UOL – Roberto Oliveira
Futebol e ditadura. Dois assuntos que estiveram intimamente ligados no contexto político da América do Sul na segunda metade do século 20. No Brasil, não foi diferente. Segundo o historiador uruguaio René Dreifuss, dirigentes de grandes clubes paulistas fizeram parte da articulação que culminou na queda do então presidente João Goulart, o Jango.
Em sua obra “1964: A Conquista do Estado”, Dreifuss reúne fatos e documentos históricos que atestam o envolvimento de cartolas da Portuguesa, Palmeiras, Corinthians e São Paulo no golpe.
Mas um documento de 1963 obtido com exclusividade peloUOL Esporte comprova que renomados dirigentes do São Paulo faziam parte de um instituto que tinha como finalidade desestabilizar a democracia no país e depor o presidente Jango.

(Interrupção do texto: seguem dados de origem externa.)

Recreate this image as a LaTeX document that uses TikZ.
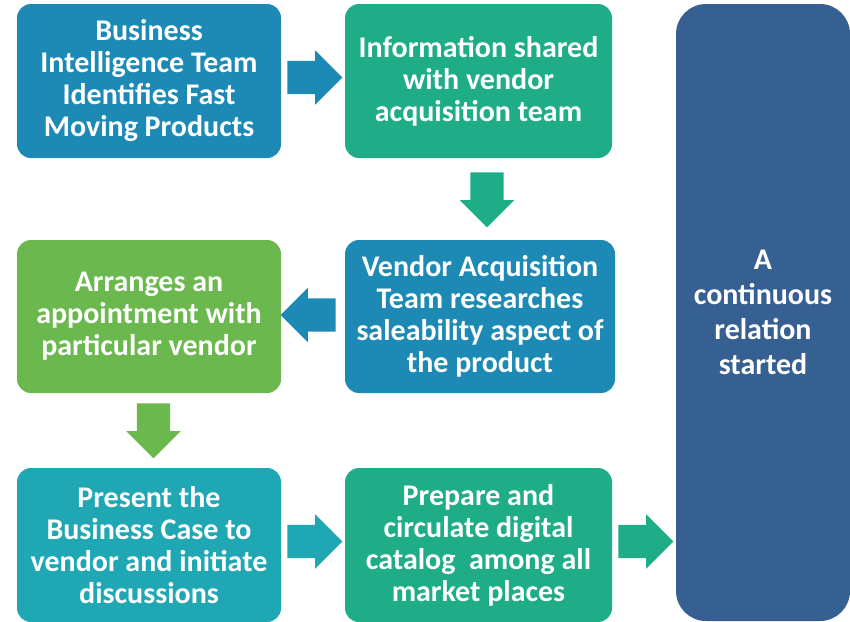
\documentclass[tikz,border=0pt]{standalone}
\usepackage{fontspec}
\setmainfont{Carlito}
\usetikzlibrary{shapes.arrows,calc}
\definecolor{cblue}{HTML}{1C8AB4}
\definecolor{cgreen}{HTML}{1FAD88}
\definecolor{clgreen}{HTML}{6BB84F}
\definecolor{cteal}{HTML}{1FA8B4}
\definecolor{cnavy}{HTML}{376092}
\begin{document}
\begin{tikzpicture}[x=1pt,y=-1pt,
  box/.style={rounded corners=14pt, minimum width=264pt, minimum height=154pt,
    text=white, font=\bfseries\fontsize{30}{32}\selectfont, align=center, inner sep=0pt},
  blk/.style={single arrow, single arrow head extend=10.5pt, minimum height=55pt,
    minimum width=54pt, inner sep=16.5pt, draw=none, anchor=tail}]
\useasboundingbox (0,0) rectangle (850,621);
\node[box, fill=cblue] (b1) at (149,81) {Business\\Intelligence Team\\Identifies Fast\\Moving Products};
\node[box, fill=cgreen, minimum width=267pt] (b2) at (478.5,81) {Information shared\\with vendor\\acquisition team};
\node[box, fill=cblue, minimum width=270pt, minimum height=153pt] (b3) at (480,316.5) {Vendor Acquisition\\Team researches\\saleability aspect of\\the product};
\node[box, fill=clgreen, minimum height=153pt] (b4) at (149,316.5) {Arranges an\\appointment with\\particular vendor};
\node[box, fill=cteal] (b5) at (149,545) {Present the\\Business Case to\\vendor and initiate\\discussions};
\node[box, fill=cgreen, minimum width=267pt] (b6) at (478.5,545) {Prepare and\\circulate digital\\catalog \ among all\\market places};
\node[box, fill=cnavy, rounded corners=30pt, minimum width=174pt, minimum height=617pt,
  font=\bfseries\fontsize{30}{35}\selectfont] (b7) at (763,312.5) {A\\continuous\\relation\\started};
\node[blk, fill=cblue] (a1) at ($(b1.east)+(6,-3.5)$) {};
\node[blk, fill=cgreen, shape border rotate=270] (a2) at ($(b2.south)+(8.5,14)$) {};
\node[blk, fill=cblue, shape border rotate=180] (a3) at ($(b3.west)+(-9,-1.5)$) {};
\node[blk, fill=clgreen, shape border rotate=270] (a4) at ($(b4.south)+(4.5,10)$) {};
\node[blk, fill=cteal] (a5) at ($(b5.east)+(6,-3.5)$) {};
\node[blk, fill=cgreen] (a6) at ($(b6.east)+(6,-3.5)$) {};
\end{tikzpicture}
\end{document}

Era o Ipês – Instituto de Pesquisa e Estudos Sociais.
Cartolas do Tricolor, Manoel José de Carvalho e Luiz Cássio dos Santos Werneck faziam parte do Ipês. Manoel José de Carvalho foi da diretoria do clube, ininterruptamente, de 1951 a 1964. Ele ocupou as funções de diretor de comunicação, 1º secretário e tesoureiro do São Paulo. Paralelamente, fazia parte do Conselho Fiscal do Ipês, responsável pelo “controle de contas” e “limpeza financeira” do Instituto.
Mas é Luiz Cássio dos Santos Werneck o personagem principal dessa história. Werneck, que dá nome ao Memorial do São Paulo no Morumbi desde sua fundação, em 1994, era secretário do Comitê Executivo Nacional do Ipês, cujas atribuições eram a “suprema direção administrativa” e “execução das decisões tomadas” pelo Conselho Orientador Nacional e pelo Comitê Diretor do Ipês. Werneck não só fazia parte de todos esses órgãos, como também era uma das cabeças pensantes do Instituto.

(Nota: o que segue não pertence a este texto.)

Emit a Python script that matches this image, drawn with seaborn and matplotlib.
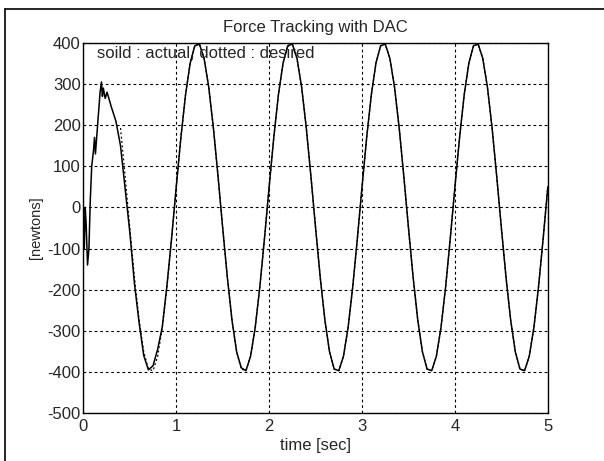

A prova disso está no referido documento assinado pelo ex-dirigente do São Paulo em 4 de abril de 1963, obtido junto ao Centro de Pesquisa e Documentação de História Contemporânea do Brasil (FGV/RJ), que é administrado pela historiadora Martina Sphor.
Nele, Werneck esboça a realização de um congresso internacional sobre os temas “estatização” e “livre emprêsa” (grafia da época), em que seria discutida a situação política nacional. O congresso foi realizado em São Paulo e financiado por “entidades de classe para o problema financeiro”. Travestido no papel de defensor da democracia, da livre iniciativa e da economia de mercado, o Ipês agia por debaixo dos tapetes do Congresso Nacional com o golpe militar à vista.
Situado majoritariamente no Rio de Janeiro e em São Paulo, o Instituto era uma articulação empresarial-político-militar que fazia lobby em Brasília para barrar as reformas populares do presidente Jango e cooptar parlamentares para o golpe militar que vinha sendo costurado aos poucos. Para tanto, o Ipês atuava através do GAP (Grupo de Assessoria Parlamentar).
O GAP era suprapartidário e funcionava clandestinamente. Nem seus próprios membros costumavam citar nominalmente sua existência. Quando se referiam ao GAP, falavam do “escritório de Brasília”.
Advogado de formação, Werneck foi atleta amador, conselheiro e dirigente do São Paulo. Segundo o departamento de comunicação do clube, ele se tornou sócio a partir de 1939, foi diretor de esportes amadores entre 1951 e 1956 e presidiu o Conselho Deliberativo em duas oportunidades: de 1992 a 1994 (data de fundação do Memorial Luiz Cássio dos Santos Werneck) e entre 2002 e 2004, quando faleceu aos 82 anos.
Além disso, Werneck foi braço-direito de Cícero Pompeu de Toledo durante a construção do estádio do Morumbi. E disputou a presidência da diretoria do clube em 1964 (quando perdeu para Laudo Natel) e depois 1984 (quando foi derrotado por Carlos Miguel Aidar). Em 1988, empossou-se conselheiro vitalício do São Paulo.
Portanto, Luiz Cássio dos Santos Werneck foi um nome importante no Morumbi na segunda metade do século passado. Para atestá-lo, basta fazer uma visita ao Memorial do São Paulo. Assim como foi referência no Ipês, haja vista suas atribuições no Instituto, comprovadas pela reportagem.
Enfim, o golpe de 1964 que depôs a democracia brasileira foi organizado por militares, mas não seria possível sem o apoio de parte da sociedade civil. Isso aconteceu. O Ipês e seu GAP foram peças-chaves desse xadrez político. E cartolas de grandes clubes de futebol tiveram papel de destaque nessa história.